• PROBLEM TO WORK ON: No images are to be carried over; print all other material exactly as it stands.

• DATA SEGMENT:
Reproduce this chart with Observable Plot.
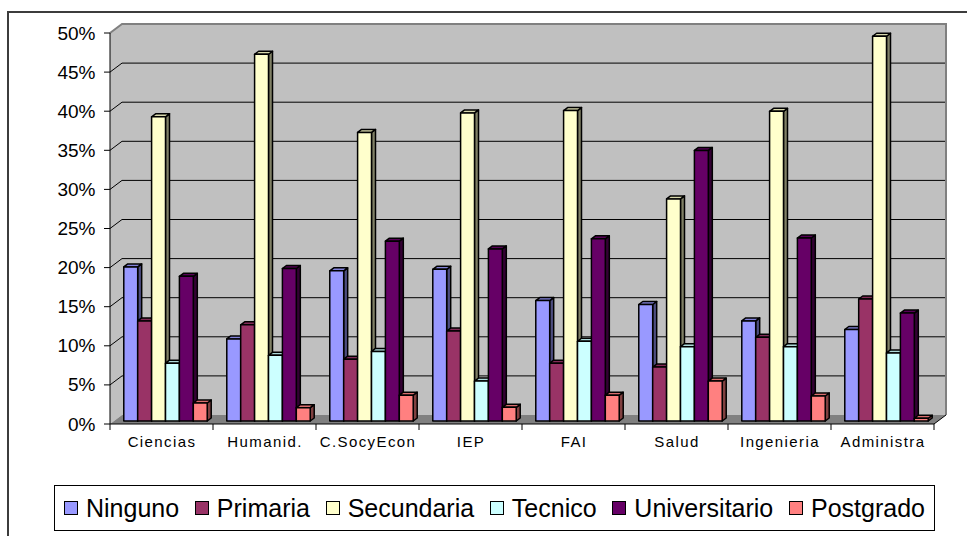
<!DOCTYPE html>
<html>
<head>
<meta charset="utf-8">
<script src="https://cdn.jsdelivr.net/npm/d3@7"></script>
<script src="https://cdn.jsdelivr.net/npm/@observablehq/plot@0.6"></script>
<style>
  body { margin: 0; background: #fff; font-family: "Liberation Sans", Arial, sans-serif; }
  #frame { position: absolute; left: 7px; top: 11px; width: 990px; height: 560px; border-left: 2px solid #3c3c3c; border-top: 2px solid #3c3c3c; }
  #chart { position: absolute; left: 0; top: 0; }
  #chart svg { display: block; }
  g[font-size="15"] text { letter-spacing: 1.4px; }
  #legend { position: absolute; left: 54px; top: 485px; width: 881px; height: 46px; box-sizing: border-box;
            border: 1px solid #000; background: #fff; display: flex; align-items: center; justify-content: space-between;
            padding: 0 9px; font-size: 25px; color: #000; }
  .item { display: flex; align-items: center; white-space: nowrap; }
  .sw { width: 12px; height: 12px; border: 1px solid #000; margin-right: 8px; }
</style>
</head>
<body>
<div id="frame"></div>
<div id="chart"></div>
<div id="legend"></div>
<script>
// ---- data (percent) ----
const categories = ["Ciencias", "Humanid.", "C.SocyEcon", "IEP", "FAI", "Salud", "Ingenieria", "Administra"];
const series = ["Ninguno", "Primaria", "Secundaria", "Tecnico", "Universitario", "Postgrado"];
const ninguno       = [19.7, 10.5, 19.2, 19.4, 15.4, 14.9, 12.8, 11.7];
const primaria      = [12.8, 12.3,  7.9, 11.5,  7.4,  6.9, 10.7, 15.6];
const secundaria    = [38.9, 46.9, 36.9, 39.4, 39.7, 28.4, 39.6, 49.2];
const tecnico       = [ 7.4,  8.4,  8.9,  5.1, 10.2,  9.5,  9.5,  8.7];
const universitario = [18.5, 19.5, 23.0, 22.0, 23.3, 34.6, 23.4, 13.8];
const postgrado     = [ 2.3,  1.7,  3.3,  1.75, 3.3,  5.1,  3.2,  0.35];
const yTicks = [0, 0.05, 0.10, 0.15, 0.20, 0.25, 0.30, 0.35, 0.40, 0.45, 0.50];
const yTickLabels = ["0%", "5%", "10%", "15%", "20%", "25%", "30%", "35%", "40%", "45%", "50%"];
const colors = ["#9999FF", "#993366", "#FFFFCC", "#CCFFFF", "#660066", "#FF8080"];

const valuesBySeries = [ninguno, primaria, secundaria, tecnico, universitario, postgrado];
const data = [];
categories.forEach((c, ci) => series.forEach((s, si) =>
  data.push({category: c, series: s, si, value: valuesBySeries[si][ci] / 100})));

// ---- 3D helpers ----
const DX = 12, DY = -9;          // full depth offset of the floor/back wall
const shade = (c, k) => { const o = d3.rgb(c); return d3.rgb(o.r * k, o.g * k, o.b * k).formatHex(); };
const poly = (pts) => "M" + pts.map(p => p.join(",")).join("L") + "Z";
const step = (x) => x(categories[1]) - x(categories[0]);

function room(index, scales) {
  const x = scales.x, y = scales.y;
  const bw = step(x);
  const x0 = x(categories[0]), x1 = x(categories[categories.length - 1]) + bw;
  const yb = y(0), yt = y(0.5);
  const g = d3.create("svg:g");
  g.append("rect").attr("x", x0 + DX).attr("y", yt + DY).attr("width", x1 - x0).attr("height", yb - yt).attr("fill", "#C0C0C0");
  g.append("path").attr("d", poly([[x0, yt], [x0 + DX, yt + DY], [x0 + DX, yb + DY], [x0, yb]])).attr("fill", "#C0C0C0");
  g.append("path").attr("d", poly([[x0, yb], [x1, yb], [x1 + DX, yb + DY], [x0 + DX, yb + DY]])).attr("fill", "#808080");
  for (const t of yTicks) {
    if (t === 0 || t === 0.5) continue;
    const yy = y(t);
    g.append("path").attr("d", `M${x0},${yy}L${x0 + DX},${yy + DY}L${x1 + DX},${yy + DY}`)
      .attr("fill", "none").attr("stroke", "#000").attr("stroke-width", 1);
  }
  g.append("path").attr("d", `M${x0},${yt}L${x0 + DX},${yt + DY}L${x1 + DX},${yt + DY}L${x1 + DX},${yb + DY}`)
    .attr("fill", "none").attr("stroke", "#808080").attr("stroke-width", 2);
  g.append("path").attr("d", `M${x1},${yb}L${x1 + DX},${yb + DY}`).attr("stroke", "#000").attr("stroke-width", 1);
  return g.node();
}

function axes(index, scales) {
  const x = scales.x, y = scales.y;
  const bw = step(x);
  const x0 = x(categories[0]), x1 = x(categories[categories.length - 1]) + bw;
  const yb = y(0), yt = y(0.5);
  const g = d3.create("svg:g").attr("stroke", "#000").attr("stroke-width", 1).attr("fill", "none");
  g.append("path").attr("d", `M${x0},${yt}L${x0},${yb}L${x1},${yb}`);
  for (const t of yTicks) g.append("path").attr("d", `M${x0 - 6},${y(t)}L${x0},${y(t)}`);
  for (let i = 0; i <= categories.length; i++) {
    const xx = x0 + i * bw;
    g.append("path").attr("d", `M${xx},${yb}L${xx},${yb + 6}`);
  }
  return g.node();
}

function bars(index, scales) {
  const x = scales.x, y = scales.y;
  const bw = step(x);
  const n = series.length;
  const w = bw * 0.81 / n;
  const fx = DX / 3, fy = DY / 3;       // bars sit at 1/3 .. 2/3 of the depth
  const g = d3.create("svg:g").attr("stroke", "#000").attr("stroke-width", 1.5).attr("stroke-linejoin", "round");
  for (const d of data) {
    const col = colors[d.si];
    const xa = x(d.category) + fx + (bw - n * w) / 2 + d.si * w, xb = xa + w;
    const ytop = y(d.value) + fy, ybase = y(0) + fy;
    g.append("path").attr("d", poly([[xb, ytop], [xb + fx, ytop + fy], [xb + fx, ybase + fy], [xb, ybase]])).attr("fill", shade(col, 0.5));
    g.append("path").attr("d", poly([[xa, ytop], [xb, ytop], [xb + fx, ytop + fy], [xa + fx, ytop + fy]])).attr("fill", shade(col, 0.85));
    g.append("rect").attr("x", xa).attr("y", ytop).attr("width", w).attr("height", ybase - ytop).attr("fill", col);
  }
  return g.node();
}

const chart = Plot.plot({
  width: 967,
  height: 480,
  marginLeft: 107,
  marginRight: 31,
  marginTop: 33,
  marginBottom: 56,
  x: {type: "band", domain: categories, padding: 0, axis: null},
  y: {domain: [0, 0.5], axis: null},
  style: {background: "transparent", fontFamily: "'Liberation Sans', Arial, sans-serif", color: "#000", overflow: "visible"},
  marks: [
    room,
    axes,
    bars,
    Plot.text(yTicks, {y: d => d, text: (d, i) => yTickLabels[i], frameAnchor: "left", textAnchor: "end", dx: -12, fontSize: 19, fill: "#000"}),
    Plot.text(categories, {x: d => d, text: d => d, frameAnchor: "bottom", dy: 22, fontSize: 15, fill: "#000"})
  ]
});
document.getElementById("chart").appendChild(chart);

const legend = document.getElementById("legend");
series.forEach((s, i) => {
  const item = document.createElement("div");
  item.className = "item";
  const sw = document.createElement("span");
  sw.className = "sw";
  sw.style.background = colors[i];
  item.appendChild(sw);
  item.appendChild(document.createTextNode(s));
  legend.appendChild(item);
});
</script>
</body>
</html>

• RESULT FOR THIS TASK:
Reproduce this chart with Observable Plot.
<!DOCTYPE html>
<html>
<head>
<meta charset="utf-8">
<script src="https://cdn.jsdelivr.net/npm/d3@7"></script>
<script src="https://cdn.jsdelivr.net/npm/@observablehq/plot@0.6"></script>
<style>
  body { margin: 0; background: #fff; font-family: "Liberation Sans", Arial, sans-serif; }
  #frame { position: absolute; left: 7px; top: 11px; width: 990px; height: 560px; border-left: 2px solid #3c3c3c; border-top: 2px solid #3c3c3c; }
  #chart { position: absolute; left: 0; top: 0; }
  #chart svg { display: block; }
  g[font-size="15"] text { letter-spacing: 1.4px; }
  #legend { position: absolute; left: 54px; top: 485px; width: 881px; height: 46px; box-sizing: border-box;
            border: 1px solid #000; background: #fff; display: flex; align-items: center; justify-content: space-between;
            padding: 0 9px; font-size: 25px; color: #000; }
  .item { display: flex; align-items: center; white-space: nowrap; }
  .sw { width: 12px; height: 12px; border: 1px solid #000; margin-right: 8px; }
</style>
</head>
<body>
<div id="frame"></div>
<div id="chart"></div>
<div id="legend"></div>
<script>
// ---- data (percent) ----
const categories = ["Ciencias", "Humanid.", "C.SocyEcon", "IEP", "FAI", "Salud", "Ingenieria", "Administra"];
const series = ["Ninguno", "Primaria", "Secundaria", "Tecnico", "Universitario", "Postgrado"];
const ninguno       = [19.7, 10.5, 19.2, 19.4, 15.4, 14.9, 12.8, 11.7];
const primaria      = [12.8, 12.3,  7.9, 11.5,  7.4,  6.9, 10.7, 15.6];
const secundaria    = [38.9, 46.9, 36.9, 39.4, 39.7, 28.4, 39.6, 49.2];
const tecnico       = [ 7.4,  8.4,  8.9,  5.1, 10.2,  9.5,  9.5,  8.7];
const universitario = [18.5, 19.5, 23.0, 22.0, 23.3, 34.6, 23.4, 13.8];
const postgrado     = [ 2.3,  1.7,  3.3,  1.75, 3.3,  5.1,  3.2,  0.35];
const yTicks = [0, 0.05, 0.10, 0.15, 0.20, 0.25, 0.30, 0.35, 0.40, 0.45, 0.50];
const yTickLabels = ["0%", "5%", "10%", "15%", "20%", "25%", "30%", "35%", "40%", "45%", "50%"];
const colors = ["#9999FF", "#993366", "#FFFFCC", "#CCFFFF", "#660066", "#FF8080"];

const valuesBySeries = [ninguno, primaria, secundaria, tecnico, universitario, postgrado];
const data = [];
categories.forEach((c, ci) => series.forEach((s, si) =>
  data.push({category: c, series: s, si, value: valuesBySeries[si][ci] / 100})));

// ---- 3D helpers ----
const DX = 12, DY = -9;          // full depth offset of the floor/back wall
const shade = (c, k) => { const o = d3.rgb(c); return d3.rgb(o.r * k, o.g * k, o.b * k).formatHex(); };
const poly = (pts) => "M" + pts.map(p => p.join(",")).join("L") + "Z";
const step = (x) => x(categories[1]) - x(categories[0]);

function room(index, scales) {
  const x = scales.x, y = scales.y;
  const bw = step(x);
  const x0 = x(categories[0]), x1 = x(categories[categories.length - 1]) + bw;
  const yb = y(0), yt = y(0.5);
  const g = d3.create("svg:g");
  g.append("rect").attr("x", x0 + DX).attr("y", yt + DY).attr("width", x1 - x0).attr("height", yb - yt).attr("fill", "#C0C0C0");
  g.append("path").attr("d", poly([[x0, yt], [x0 + DX, yt + DY], [x0 + DX, yb + DY], [x0, yb]])).attr("fill", "#C0C0C0");
  g.append("path").attr("d", poly([[x0, yb], [x1, yb], [x1 + DX, yb + DY], [x0 + DX, yb + DY]])).attr("fill", "#808080");
  for (const t of yTicks) {
    if (t === 0 || t === 0.5) continue;
    const yy = y(t);
    g.append("path").attr("d", `M${x0},${yy}L${x0 + DX},${yy + DY}L${x1 + DX},${yy + DY}`)
      .attr("fill", "none").attr("stroke", "#000").attr("stroke-width", 1);
  }
  g.append("path").attr("d", `M${x0},${yt}L${x0 + DX},${yt + DY}L${x1 + DX},${yt + DY}L${x1 + DX},${yb + DY}`)
    .attr("fill", "none").attr("stroke", "#808080").attr("stroke-width", 2);
  g.append("path").attr("d", `M${x1},${yb}L${x1 + DX},${yb + DY}`).attr("stroke", "#000").attr("stroke-width", 1);
  return g.node();
}

function axes(index, scales) {
  const x = scales.x, y = scales.y;
  const bw = step(x);
  const x0 = x(categories[0]), x1 = x(categories[categories.length - 1]) + bw;
  const yb = y(0), yt = y(0.5);
  const g = d3.create("svg:g").attr("stroke", "#000").attr("stroke-width", 1).attr("fill", "none");
  g.append("path").attr("d", `M${x0},${yt}L${x0},${yb}L${x1},${yb}`);
  for (const t of yTicks) g.append("path").attr("d", `M${x0 - 6},${y(t)}L${x0},${y(t)}`);
  for (let i = 0; i <= categories.length; i++) {
    const xx = x0 + i * bw;
    g.append("path").attr("d", `M${xx},${yb}L${xx},${yb + 6}`);
  }
  return g.node();
}

function bars(index, scales) {
  const x = scales.x, y = scales.y;
  const bw = step(x);
  const n = series.length;
  const w = bw * 0.81 / n;
  const fx = DX / 3, fy = DY / 3;       // bars sit at 1/3 .. 2/3 of the depth
  const g = d3.create("svg:g").attr("stroke", "#000").attr("stroke-width", 1.5).attr("stroke-linejoin", "round");
  for (const d of data) {
    const col = colors[d.si];
    const xa = x(d.category) + fx + (bw - n * w) / 2 + d.si * w, xb = xa + w;
    const ytop = y(d.value) + fy, ybase = y(0) + fy;
    g.append("path").attr("d", poly([[xb, ytop], [xb + fx, ytop + fy], [xb + fx, ybase + fy], [xb, ybase]])).attr("fill", shade(col, 0.5));
    g.append("path").attr("d", poly([[xa, ytop], [xb, ytop], [xb + fx, ytop + fy], [xa + fx, ytop + fy]])).attr("fill", shade(col, 0.85));
    g.append("rect").attr("x", xa).attr("y", ytop).attr("width", w).attr("height", ybase - ytop).attr("fill", col);
  }
  return g.node();
}

const chart = Plot.plot({
  width: 967,
  height: 480,
  marginLeft: 107,
  marginRight: 31,
  marginTop: 33,
  marginBottom: 56,
  x: {type: "band", domain: categories, padding: 0, axis: null},
  y: {domain: [0, 0.5], axis: null},
  style: {background: "transparent", fontFamily: "'Liberation Sans', Arial, sans-serif", color: "#000", overflow: "visible"},
  marks: [
    room,
    axes,
    bars,
    Plot.text(yTicks, {y: d => d, text: (d, i) => yTickLabels[i], frameAnchor: "left", textAnchor: "end", dx: -12, fontSize: 19, fill: "#000"}),
    Plot.text(categories, {x: d => d, text: d => d, frameAnchor: "bottom", dy: 22, fontSize: 15, fill: "#000"})
  ]
});
document.getElementById("chart").appendChild(chart);

const legend = document.getElementById("legend");
series.forEach((s, i) => {
  const item = document.createElement("div");
  item.className = "item";
  const sw = document.createElement("span");
  sw.className = "sw";
  sw.style.background = colors[i];
  item.appendChild(sw);
  item.appendChild(document.createTextNode(s));
  legend.appendChild(item);
});
</script>
</body>
</html>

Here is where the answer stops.